ADKは、FANUC製CNC装置向けにアプリケーションを開発するための機能を幅広く提供するパッケージです。以下は、現在のADKに含まれるツールやライブラリの一覧です:

  1. FANUC PICTURE
    CNC装置の操作画面をカスタマイズするためのツール。
  2. FOCAS1/2ライブラリ
    CNCとパソコン間でのデータの読み取り・書き込みを行う通信ライブラリ。
  3. CNC画面表示機(HS SB版、イーサネット版)
    CNC装置の画面を遠隔地のパソコンで表示するためのツール。
  4. 基本操作パッケージ2
    CNC装置の基本操作を支援するためのツールセット。
  5. ラダー編集パッケージ
    CNCのシーケンス制御を行うラダー図を編集するためのツール。
  6. 稼働状況管理パッケージ(HS SB版、イーサネット版)
    CNCの稼働状況を監視・記録するための管理ツール。
  7. 機械操作メニュー作成ツール
    操作性を向上させるためのカスタムメニュー作成ツール。
  8. メインメニュー画面カスタマイズツール
    CNCのメイン画面をユーザー仕様に合わせてカスタマイズするツール。
  9. 機械アラーム診断用ガイダンステーブル
    CNC装置で発生したアラームの診断を支援するツール。
  10. マクロライブラリ
    • 30iシリーズ用
    • 0i-Fシリーズ用
    • 0i-Dシリーズ用
    • Power Motion i-A用
      CNCで使用するマクロを作成・管理するためのライブラリ。
  11. C言語エグゼキュータ用C言語ライブラリ
    • 30iシリーズ/0i-F用
    • 30iシリーズCPUカードG用
    • 0i-Dシリーズ用
    • Power Motion i-A用
      CNC向けアプリケーションをC言語で開発するためのライブラリ。
  12. アクセプタンステスト支援ツール
    CNC装置の受入検査を効率的に行うためのツール。
  13. 電子カムサポートツール
    電子カムの設計や動作をサポートするツール。
  14. 操作履歴変換ツール
    CNC装置の操作履歴を解析・変換するためのツール。
  15. PANEL iH Pro/PANEL iH用 iHMIライブラリ
    FANUCのiHMI(インターフェース)をカスタマイズするためのライブラリ。
  16. 実行マクロ変換ツール
    CNC装置の実行マクロを変換するためのツール。
  17. Gコードガイダンスカスタマイズツール
    CNCで使用されるGコードのガイダンス画面をカスタマイズするためのツール。

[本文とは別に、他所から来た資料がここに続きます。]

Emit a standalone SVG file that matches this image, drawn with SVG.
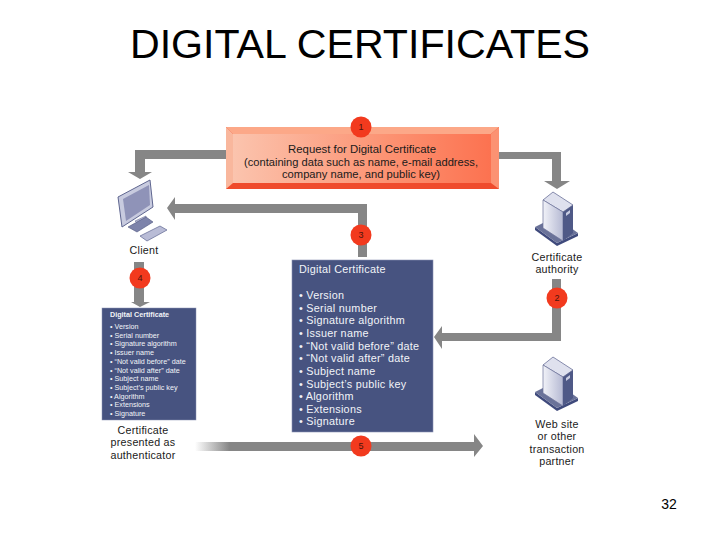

ADKに含まれるツールやライブラリは、バージョンアップや製品ラインナップの変更に伴い、新しい機能が追加されたり、不要になった機能が廃止されたりする可能性があります。


FOCAS1/2ライブラリを用いたカスタム通信

ADKの中でも今回特に注目すべきは、FOCAS1/2ライブラリです。このライブラリは、以下のような機能を実現します:

  • データの読み取り:NC、PMCの状態データを取得。
  • データの書き込み:NC、PMCの設定や変数等の書換え。

主な活用例

  1. 加工状況の監視
    加工中の負荷データや加工結果をカスタムマクロ変数に格納し、それを遠隔のパソコンで監視することで、加工状況や結果をリアルタイムで確認可能です。
  2. パソコンからの制御
    パソコンで取得したデータをもとに判断を行い、別のカスタムマクロ変数に値を書き込むことで、NC装置の動作を制御することも可能です。

複数台との通信

FOCAS1/2ライブラリを使えば、NCのIPアドレスを指定するだけで複数台のCNC装置と通信できます。ただし、通信負荷が高まり過ぎないよう、以下の点に注意が必要です:

  • 通信間隔の設定:数秒ごとの状態監視など、適切な通信頻度を設定。
  • 台数制限:一度に通信する台数を制限し、ネットワーク負荷を軽減。

工業ネットワークと汎用イーサネット通信の注意点

イーサネットを活用したCNCとの通信は便利ですが、一般的なイーサネットを工場の設備間通信で使用する場合、以下の点に留意する必要があります:

  • 通信速度と帯域の制約
    通信負荷が高いと、データの遅延や取りこぼしが発生する可能性があります。Ethernet/IPとの通信経路が共有できますが、大量のデータを一度に取得する場合は、工業用プロトコル(例:EtherNet/IP)とは挙動が異なります。Ethernet側の通信には遅延が起きやすいため、余裕を持った設計が必要です。

まとめ

FANUCのCNCをイーサネットを使って遠隔監視・情報書き込みを行うことで、工場内の情報を一元的に管理し、生産性や保全性を向上させることができます。特に、ADKに含まれるFOCAS1/2ライブラリを活用することで、NCのデータ取得や制御を柔軟に行うことが可能です。

ただし、ネットワーク負荷や通信プロトコルの違いには注意が必要です。適切な通信設定を行い、安全かつ効率的なデータ管理を実現しましょう。これにより、工場内の設備管理がさらに高度化し、現場の生産性向上に寄与することが期待されます。